■ TASK DESCRIPTION ■
Repeat the data below exactly, dropping any pictures it holds.

----

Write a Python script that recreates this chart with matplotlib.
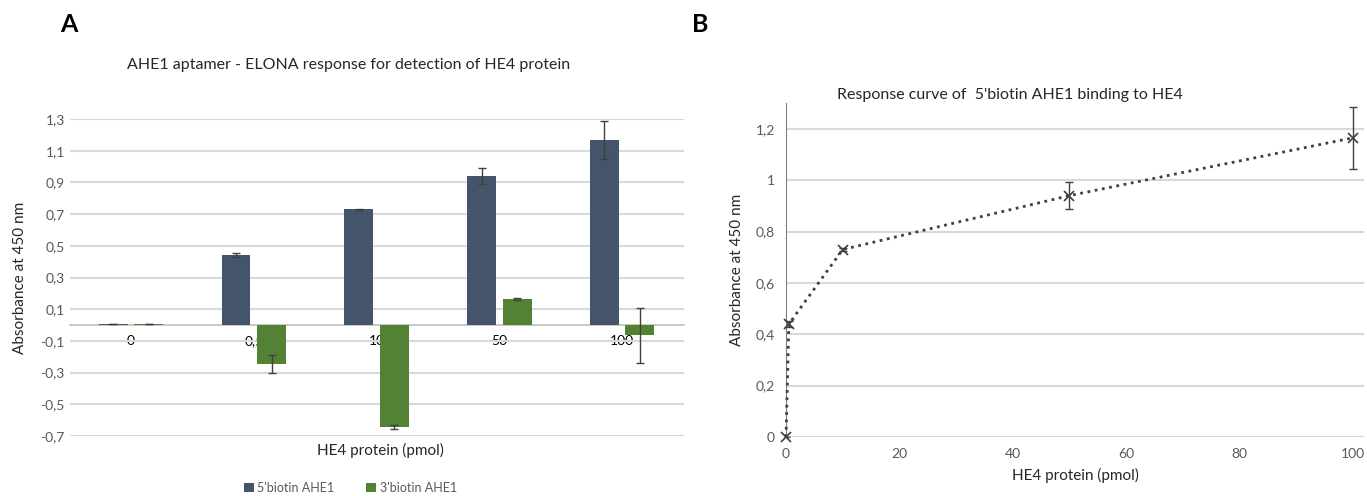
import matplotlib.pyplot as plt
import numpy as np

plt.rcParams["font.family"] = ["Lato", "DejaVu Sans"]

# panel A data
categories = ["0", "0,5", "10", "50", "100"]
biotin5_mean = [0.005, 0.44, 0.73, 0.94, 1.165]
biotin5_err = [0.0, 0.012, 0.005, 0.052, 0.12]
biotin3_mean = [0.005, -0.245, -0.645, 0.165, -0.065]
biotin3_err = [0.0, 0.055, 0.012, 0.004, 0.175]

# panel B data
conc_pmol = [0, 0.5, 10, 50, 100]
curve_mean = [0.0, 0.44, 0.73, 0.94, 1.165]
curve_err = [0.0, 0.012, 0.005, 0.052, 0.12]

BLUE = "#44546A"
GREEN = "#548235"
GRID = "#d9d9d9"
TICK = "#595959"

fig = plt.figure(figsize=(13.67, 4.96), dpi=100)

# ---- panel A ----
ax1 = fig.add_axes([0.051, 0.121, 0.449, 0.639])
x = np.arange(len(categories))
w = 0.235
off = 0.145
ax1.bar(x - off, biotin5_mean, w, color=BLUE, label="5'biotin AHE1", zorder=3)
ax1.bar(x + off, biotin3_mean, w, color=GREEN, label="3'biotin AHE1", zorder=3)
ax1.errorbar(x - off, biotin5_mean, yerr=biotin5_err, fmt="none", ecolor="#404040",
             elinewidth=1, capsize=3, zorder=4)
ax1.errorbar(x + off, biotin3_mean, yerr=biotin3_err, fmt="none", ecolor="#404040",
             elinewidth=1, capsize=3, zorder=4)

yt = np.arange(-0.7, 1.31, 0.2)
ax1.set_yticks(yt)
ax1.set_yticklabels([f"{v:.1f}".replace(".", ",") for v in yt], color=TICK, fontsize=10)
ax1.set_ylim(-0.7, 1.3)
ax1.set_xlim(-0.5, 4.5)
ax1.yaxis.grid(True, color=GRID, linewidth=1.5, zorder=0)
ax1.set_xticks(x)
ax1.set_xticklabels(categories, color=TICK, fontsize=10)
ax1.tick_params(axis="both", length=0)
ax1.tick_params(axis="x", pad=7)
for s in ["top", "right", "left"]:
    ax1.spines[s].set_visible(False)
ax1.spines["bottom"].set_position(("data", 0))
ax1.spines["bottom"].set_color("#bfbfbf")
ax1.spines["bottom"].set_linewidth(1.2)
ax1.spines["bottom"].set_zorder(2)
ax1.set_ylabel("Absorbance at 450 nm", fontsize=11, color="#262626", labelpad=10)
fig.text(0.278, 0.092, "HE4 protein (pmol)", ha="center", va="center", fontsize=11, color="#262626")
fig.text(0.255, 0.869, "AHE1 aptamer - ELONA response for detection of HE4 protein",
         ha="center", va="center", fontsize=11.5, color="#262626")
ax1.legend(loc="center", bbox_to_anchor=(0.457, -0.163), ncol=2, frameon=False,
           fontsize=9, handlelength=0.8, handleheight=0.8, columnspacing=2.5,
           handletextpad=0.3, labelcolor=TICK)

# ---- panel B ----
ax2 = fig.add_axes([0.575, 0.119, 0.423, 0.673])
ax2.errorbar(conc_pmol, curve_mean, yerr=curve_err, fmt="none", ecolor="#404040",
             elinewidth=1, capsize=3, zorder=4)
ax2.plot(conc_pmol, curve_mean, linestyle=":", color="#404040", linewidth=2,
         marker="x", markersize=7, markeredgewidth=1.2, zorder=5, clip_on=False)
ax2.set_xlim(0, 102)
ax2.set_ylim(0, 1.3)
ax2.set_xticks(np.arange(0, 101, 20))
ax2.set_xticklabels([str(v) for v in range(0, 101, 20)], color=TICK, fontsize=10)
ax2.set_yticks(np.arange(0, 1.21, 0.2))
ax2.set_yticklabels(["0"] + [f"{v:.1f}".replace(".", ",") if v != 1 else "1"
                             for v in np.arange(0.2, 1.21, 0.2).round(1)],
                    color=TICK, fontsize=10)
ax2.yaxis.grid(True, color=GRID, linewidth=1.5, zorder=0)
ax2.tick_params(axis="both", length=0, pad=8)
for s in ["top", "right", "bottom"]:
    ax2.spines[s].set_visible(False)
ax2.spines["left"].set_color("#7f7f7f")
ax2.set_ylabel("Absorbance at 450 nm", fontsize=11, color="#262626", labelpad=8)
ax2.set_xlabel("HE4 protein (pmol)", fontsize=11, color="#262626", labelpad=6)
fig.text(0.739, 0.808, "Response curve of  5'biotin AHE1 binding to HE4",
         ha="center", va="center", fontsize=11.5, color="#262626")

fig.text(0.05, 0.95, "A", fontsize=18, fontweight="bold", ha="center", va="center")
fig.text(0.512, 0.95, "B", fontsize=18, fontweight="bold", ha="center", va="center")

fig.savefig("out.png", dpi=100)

----

■ CORRECT OUTPUT ■
Write a Python script that recreates this chart with matplotlib.
import matplotlib.pyplot as plt
import numpy as np

plt.rcParams["font.family"] = ["Lato", "DejaVu Sans"]

# panel A data
categories = ["0", "0,5", "10", "50", "100"]
biotin5_mean = [0.005, 0.44, 0.73, 0.94, 1.165]
biotin5_err = [0.0, 0.012, 0.005, 0.052, 0.12]
biotin3_mean = [0.005, -0.245, -0.645, 0.165, -0.065]
biotin3_err = [0.0, 0.055, 0.012, 0.004, 0.175]

# panel B data
conc_pmol = [0, 0.5, 10, 50, 100]
curve_mean = [0.0, 0.44, 0.73, 0.94, 1.165]
curve_err = [0.0, 0.012, 0.005, 0.052, 0.12]

BLUE = "#44546A"
GREEN = "#548235"
GRID = "#d9d9d9"
TICK = "#595959"

fig = plt.figure(figsize=(13.67, 4.96), dpi=100)

# ---- panel A ----
ax1 = fig.add_axes([0.051, 0.121, 0.449, 0.639])
x = np.arange(len(categories))
w = 0.235
off = 0.145
ax1.bar(x - off, biotin5_mean, w, color=BLUE, label="5'biotin AHE1", zorder=3)
ax1.bar(x + off, biotin3_mean, w, color=GREEN, label="3'biotin AHE1", zorder=3)
ax1.errorbar(x - off, biotin5_mean, yerr=biotin5_err, fmt="none", ecolor="#404040",
             elinewidth=1, capsize=3, zorder=4)
ax1.errorbar(x + off, biotin3_mean, yerr=biotin3_err, fmt="none", ecolor="#404040",
             elinewidth=1, capsize=3, zorder=4)

yt = np.arange(-0.7, 1.31, 0.2)
ax1.set_yticks(yt)
ax1.set_yticklabels([f"{v:.1f}".replace(".", ",") for v in yt], color=TICK, fontsize=10)
ax1.set_ylim(-0.7, 1.3)
ax1.set_xlim(-0.5, 4.5)
ax1.yaxis.grid(True, color=GRID, linewidth=1.5, zorder=0)
ax1.set_xticks(x)
ax1.set_xticklabels(categories, color=TICK, fontsize=10)
ax1.tick_params(axis="both", length=0)
ax1.tick_params(axis="x", pad=7)
for s in ["top", "right", "left"]:
    ax1.spines[s].set_visible(False)
ax1.spines["bottom"].set_position(("data", 0))
ax1.spines["bottom"].set_color("#bfbfbf")
ax1.spines["bottom"].set_linewidth(1.2)
ax1.spines["bottom"].set_zorder(2)
ax1.set_ylabel("Absorbance at 450 nm", fontsize=11, color="#262626", labelpad=10)
fig.text(0.278, 0.092, "HE4 protein (pmol)", ha="center", va="center", fontsize=11, color="#262626")
fig.text(0.255, 0.869, "AHE1 aptamer - ELONA response for detection of HE4 protein",
         ha="center", va="center", fontsize=11.5, color="#262626")
ax1.legend(loc="center", bbox_to_anchor=(0.457, -0.163), ncol=2, frameon=False,
           fontsize=9, handlelength=0.8, handleheight=0.8, columnspacing=2.5,
           handletextpad=0.3, labelcolor=TICK)

# ---- panel B ----
ax2 = fig.add_axes([0.575, 0.119, 0.423, 0.673])
ax2.errorbar(conc_pmol, curve_mean, yerr=curve_err, fmt="none", ecolor="#404040",
             elinewidth=1, capsize=3, zorder=4)
ax2.plot(conc_pmol, curve_mean, linestyle=":", color="#404040", linewidth=2,
         marker="x", markersize=7, markeredgewidth=1.2, zorder=5, clip_on=False)
ax2.set_xlim(0, 102)
ax2.set_ylim(0, 1.3)
ax2.set_xticks(np.arange(0, 101, 20))
ax2.set_xticklabels([str(v) for v in range(0, 101, 20)], color=TICK, fontsize=10)
ax2.set_yticks(np.arange(0, 1.21, 0.2))
ax2.set_yticklabels(["0"] + [f"{v:.1f}".replace(".", ",") if v != 1 else "1"
                             for v in np.arange(0.2, 1.21, 0.2).round(1)],
                    color=TICK, fontsize=10)
ax2.yaxis.grid(True, color=GRID, linewidth=1.5, zorder=0)
ax2.tick_params(axis="both", length=0, pad=8)
for s in ["top", "right", "bottom"]:
    ax2.spines[s].set_visible(False)
ax2.spines["left"].set_color("#7f7f7f")
ax2.set_ylabel("Absorbance at 450 nm", fontsize=11, color="#262626", labelpad=8)
ax2.set_xlabel("HE4 protein (pmol)", fontsize=11, color="#262626", labelpad=6)
fig.text(0.739, 0.808, "Response curve of  5'biotin AHE1 binding to HE4",
         ha="center", va="center", fontsize=11.5, color="#262626")

fig.text(0.05, 0.95, "A", fontsize=18, fontweight="bold", ha="center", va="center")
fig.text(0.512, 0.95, "B", fontsize=18, fontweight="bold", ha="center", va="center")

fig.savefig("out.png", dpi=100)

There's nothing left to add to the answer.